The math of wanting

I’ve found a certain pattern in my thought process for wanting something important. Be it a new job, a change of location, a boyfriend, or the crown of a small country, it’s always the same. I think about it, I decide I want it, and that wanting increases to a level which is no longer tolerable. I’ve outlined this below in Graph 1.
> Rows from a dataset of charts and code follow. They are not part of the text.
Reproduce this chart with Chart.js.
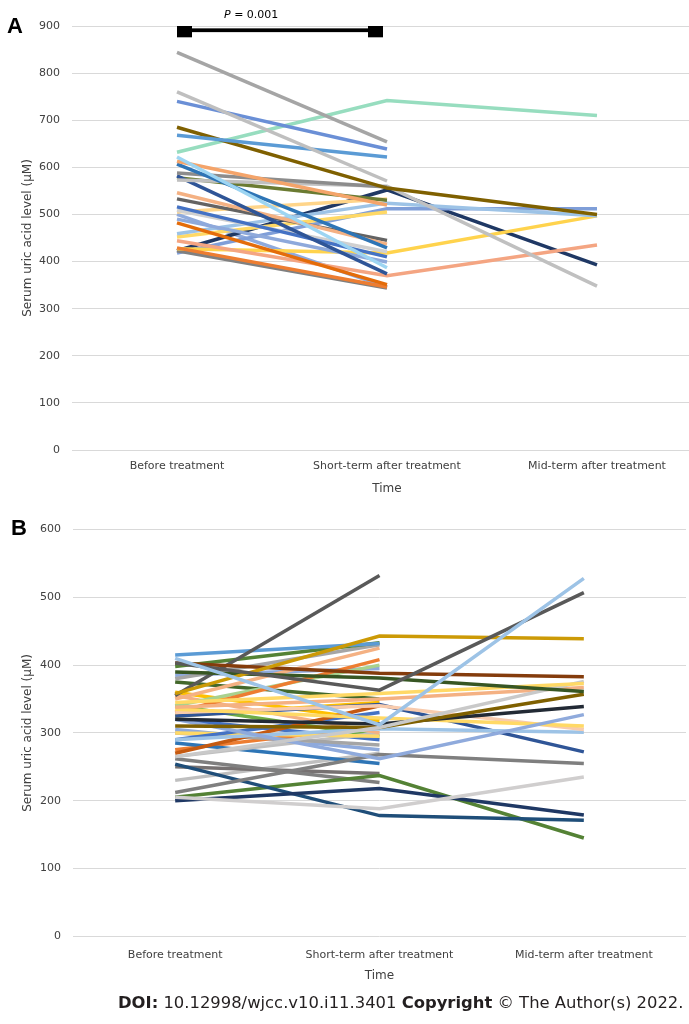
<!DOCTYPE html>
<html>
<head>
<meta charset="utf-8">
<script src="https://cdn.jsdelivr.net/npm/chart.js@4.4.0/dist/chart.umd.min.js"></script>
<style>
  html, body { margin: 0; padding: 0; background: #fff; }
  body { position: relative; width: 689px; height: 1024px; overflow: hidden; font-family: "DejaVu Sans", sans-serif; }
  canvas { position: absolute; left: 0; }
  #chartA { top: 0; }
  #chartB { top: 505px; }
  .panel { position: absolute; font-family: "Liberation Sans", Arial, sans-serif; font-weight: bold; font-size: 22px; line-height: 22px; color: #000; }
  #pval { position: absolute; left: 224px; top: 8px; font-size: 11px; line-height: 13px; color: #000; white-space: nowrap; }
  #doi { position: absolute; left: 118px; top: 993px; font-size: 16.4px; line-height: 20px; color: #231F20; white-space: nowrap; }
</style>
</head>
<body>
<canvas id="chartA" width="704" height="500"></canvas>
<canvas id="chartB" width="689" height="490"></canvas>
<div class="panel" style="left:7px; top:15px;">A</div>
<div class="panel" style="left:11px; top:517px;">B</div>
<div id="pval"><i>P</i> = 0.001</div>
<div id="doi"><b>DOI:</b> 10.12998/wjcc.v10.i11.3401 <b>Copyright</b> © The Author(s) 2022.</div>
<script>
const categories = ['Before treatment', 'Short-term after treatment', 'Mid-term after treatment'];
const yTitle = 'Serum uric acid level (\u03bcM)';

// Panel A: one entry per patient (null = no mid-term value)
const aBefore = [844, 760, 740, 668, 685, 632, 622, 613, 607, 588, 573, 582, 578, 546, 533, 516, 509, 505, 490, 482, 459, 452, 444, 429, 427, 423, 418, 423, 500];
const aShort  = [654, 571, 639, 622, 556, 742, 387, 520, 429, 558, 560, 374, 530, 437, 445, 410, 421, 533, 399, 351, 524, 505, 370, 346, 418, 344, 512, 552, 346];
const aMid    = [null, null, null, null, 500, 710, null, null, null, null, 348, null, null, null, null, null, null, null, null, null, 497, null, 435, null, 497, null, 512, 393, null];
const aColors = ['#A5A5A5', '#BFBFBF', '#6A8FD6', '#5B9BD5', '#7F6000', '#97DDBF', '#9DD5F2', '#F4A46A', '#2E75B6', '#8C8C8C',
                 '#C0C0C0', '#2F5597', '#6B7B32', '#F4B183', '#636363', '#4472C4', '#D0D0D0', '#FFD58A', '#8EA9DB', '#E46C0A',
                 '#9DC3E6', '#FFD966', '#F4A582', '#ED7D31', '#FFD34D', '#808080', '#7F9ED8', '#1F3864', '#8FAADC'];
const aTicks = [0, 900, 100];

// Panel B
const bBefore = [410, 403, 358, 403, 390, 345, 265, 338, 310, 320, 320, 335, 330, 290, 325, 212, 205, 200, 254, 205,
                 355, 415, 398, 380, 350, 330, 340, 385, 375, 270, 325, 290, 355, 300, 300, 265, 340, 285, 262, 250, 230, 275, 320, 305, 360];
const bShort  = [312, 363, 443, 388, 381, 358, 308, 350, 308, 313, 262, 322, 340, 306, 342, 268, 188, 218, 178, 237,
                 532, 432, 433, 430, 425, 408, 400, 395, 350, 340, 345, 330, 300, 295, 282, 300, 295, 255, 227, 240, 270, 310, 290, 275, 318];
const bMid    = [528, 507, 439, 383, 361, 373, 376, 367, 357, 339, 327, 310, 305, 301, 272, 255, 235, 179, 171, 145,
                 null, null, null, null, null, null, null, null, null, null, null, null, null, null, null, null, null, null, null, null, null, null, null, null, null];
const bColors = ['#9DC3E6', '#595959', '#CC9A06', '#843C0C', '#375623', '#FFD966', '#C9C9C9', '#F4B183', '#7F6000', '#222A35',
                 '#8FAADC', '#FFD966', '#F8CBAD', '#9DC3E6', '#2F5597', '#7F7F7F', '#D0CECE', '#1F3864', '#1F4E79', '#548235',
                 '#595959', '#5B9BD5', '#548235', '#A5A5A5', '#F4B183', '#ED7D31', '#A9D18E', '#8FAADC', '#43682B', '#C55A11',
                 '#FFC000', '#4472C4', '#F4B183', '#FFD966', '#A5A5A5', '#BFBFBF', '#70AD47', '#2E75B6', '#7F7F7F', '#767171',
                 '#BFBFBF', '#ED7D31', '#4472C4', '#8FAADC', '#FFC000'];
const bTicks = [0, 600, 100];

function buildDatasets(before, short, mid, colors) {
    return before.map((v, i) => ({
        data: [v, short[i], mid[i]],
        borderColor: colors[i],
        backgroundColor: colors[i],
        borderWidth: 3.5,
        pointRadius: 0,
        tension: 0,
        spanGaps: false
    }));
}

function buildOptions(ticks, o) {
    return {
        responsive: false,
        animation: false,
        layout: { padding: { top: o.top, right: o.right, bottom: 0, left: 0 } },
        plugins: { legend: { display: false }, tooltip: { enabled: false } },
        scales: {
            x: {
                offset: true,
                grid: { display: false, drawTicks: false },
                border: { display: false },
                ticks: { color: '#404040', font: { family: 'DejaVu Sans', size: 11 }, padding: o.xPad, maxRotation: 0, autoSkip: false },
                title: { display: true, text: 'Time', color: '#404040', font: { family: 'DejaVu Sans', size: 12 }, padding: { top: 0, bottom: o.timePad } },
                afterFit: (scale) => { scale.height = o.xHeight; }
            },
            y: {
                min: ticks[0], max: ticks[1],
                grid: { color: '#D9D9D9', lineWidth: 1, drawTicks: false },
                border: { display: false },
                ticks: { stepSize: ticks[2], color: '#404040', font: { family: 'DejaVu Sans', size: 11 }, padding: 12 },
                title: { display: true, text: yTitle, color: '#404040', font: { family: 'DejaVu Sans', size: 12 }, padding: { top: 21, bottom: 0 } },
                afterFit: (scale) => { scale.width = o.yWidth; }
            }
        }
    };
}

// significance bracket between the first two time points of panel A
const bracketPlugin = {
    id: 'bracket',
    afterDatasetsDraw(chart) {
        const { ctx, scales: { x, y } } = chart;
        const x0 = x.getPixelForValue(0);
        const x1 = x.getPixelForValue(1) - 4;
        ctx.save();
        ctx.fillStyle = '#000';
        ctx.fillRect(x0, y.getPixelForValue(895), x1 - x0, y.getPixelForValue(887) - y.getPixelForValue(895));
        ctx.fillRect(x0, y.getPixelForValue(900), 15, y.getPixelForValue(876) - y.getPixelForValue(900));
        ctx.fillRect(x1 - 15, y.getPixelForValue(900), 15, y.getPixelForValue(876) - y.getPixelForValue(900));
        ctx.restore();
    }
};

document.addEventListener('DOMContentLoaded', function() {
    new Chart(document.getElementById('chartA').getContext('2d'), {
        type: 'line',
        data: { labels: categories, datasets: buildDatasets(aBefore, aShort, aMid, aColors) },
        options: buildOptions(aTicks, { top: 26, right: 2, xPad: 10, xHeight: 50, timePad: 4, yWidth: 72 }),
        plugins: [bracketPlugin]
    });
    new Chart(document.getElementById('chartB').getContext('2d'), {
        type: 'line',
        data: { labels: categories, datasets: buildDatasets(bBefore, bShort, bMid, bColors) },
        options: buildOptions(bTicks, { top: 24.5, right: 3, xPad: 12, xHeight: 58.7, timePad: 12, yWidth: 73 })
    });
});
</script>
</body>
</html>
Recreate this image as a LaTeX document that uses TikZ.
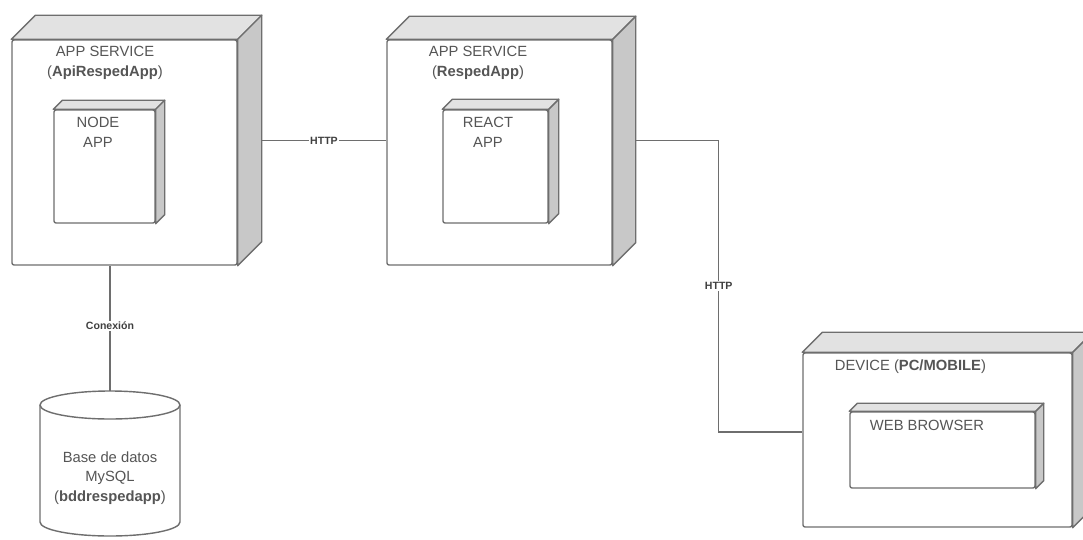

Once the intolerable level is reached, when I can’t stand this life anymore without that different thing, when all my waking hours are spent wanting and my sleeping hours are full of dreams of bloody fields littered with the decimated bodies of everything that stood in my way of attaining that thing… I weigh my options. I think seriously about Doing Something About It. I could send out my resume, apply for a study abroad program, bat my eyelashes like I’m getting paid for it, or plant myself in someone’s castle and hope no one notices for awhile. And here’s the odd part: the more likely it seems that I could attain X (where X does not equal the current Situation), my fear level increases. Fear level, as you can see in Graph B, is directly proportional to the likelihood of X happening. This is where I have The Choice. The Choice is to either run away, like a pansy-ass mofo, so that the fear level decreases and I can crawl back into my moist, warm comfort zone. Moist. Or I can press on through the fear, Do Something About It, and maybe get what I deserve.

Further significant proof

You see, The Choice is up to you–can you go back to the way it was, dissatisfied and wanting, with those gory, sticky dreams, or can you live with the fear, push past it to find out what awaits you in the bright, scary future? I’ve found that, whether I like it or not, I can always tell I’m on the right path when the possibility of success scares the crap out of me.